L’educazione diffusa è una forma educativa che va oltre la scuola, la supera, se la lascia alle spalle così come è pensata e organizzata oggi, e immette direttamente bambini e ragazzi nelle dinamiche sociali vere, reali, nei luoghi della realtà, dove ogni cittadino vive il suo quotidiano.
I luoghi dell’educazione diffusa si collocano all’interno del tessuto urbano, del territorio, che si popolano di giovanissimi con l’aiuto di guide o mentori.
Queste guide possono accordarsi per creare nel tempo sempre più occasioni di partecipazione e di intervento degli studenti, a partire dai luoghi pubblici di varia natura, dalle ludoteche alle biblioteche, ai teatri, ai musei e molto altro.

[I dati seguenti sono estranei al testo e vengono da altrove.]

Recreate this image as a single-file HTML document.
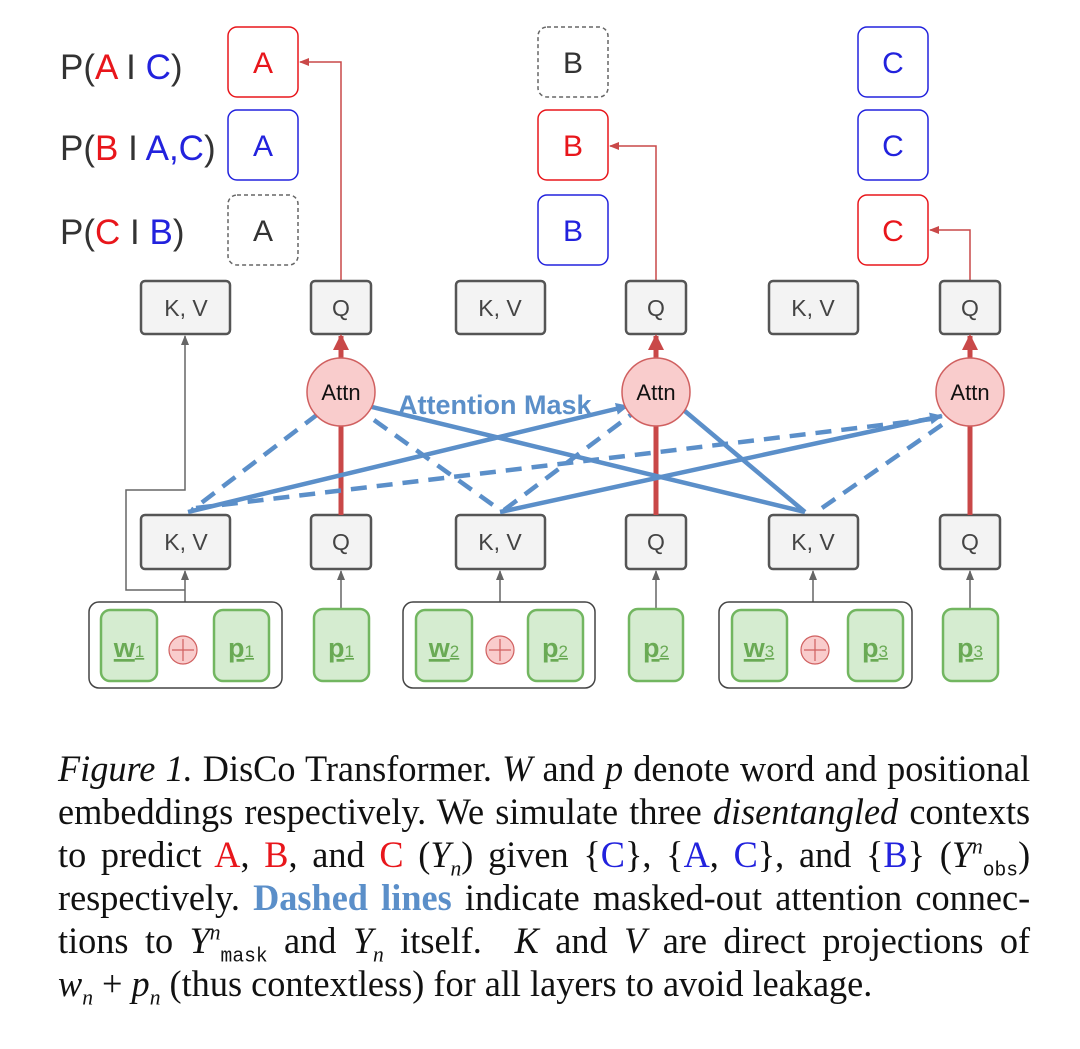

Per poi continuare nei luoghi intermedi come strade, piazze, aree verdi e ampliarsi progressivamente al privato disponibile: negozi, officine, cantieri, studi, imprese e così via. Si tratterebbe di costruire percorsi in cui apprendere abilità e conoscenze diverse, sviluppando contemporaneamente capacità di relazione, di negoziazione, di decisione.
Facendo sì che, mano a mano, i percorsi siano sempre più scelti e organizzati dai ragazzi stessi dall’inizio alla fine, in modo da coltivare i talenti e le passioni che progressivamente si affacciano nelle loro vite, ben più ricche e intense che al chiuso di un internamento scolastico. In questo modo è la realtà, con le sue difficoltà e le tecniche che richiede per realizzarvi qualcosa, a dettare l’agenda degli apprendimenti e non viceversa, come accade ora.
Così facendo la motivazione ad apprendere aumenta esponenzialmente, come ampiamente testimoniato da ogni letteratura pedagogica che si rispetti, da Dewey alla Montessori, fino a Freinet, Mario Lodi e via dicendo.
Quanto sopra descritto è una proposta educativa di Paolo Mottana, docente di filosofia dell’educazione all’Università Milano Bicocca per superare i pregiudizi e smetterla di pensare ai bambini e ai ragazzi come soggetti da sottoporre a protezione in ambienti separati da quelli della vita sociale ordinaria.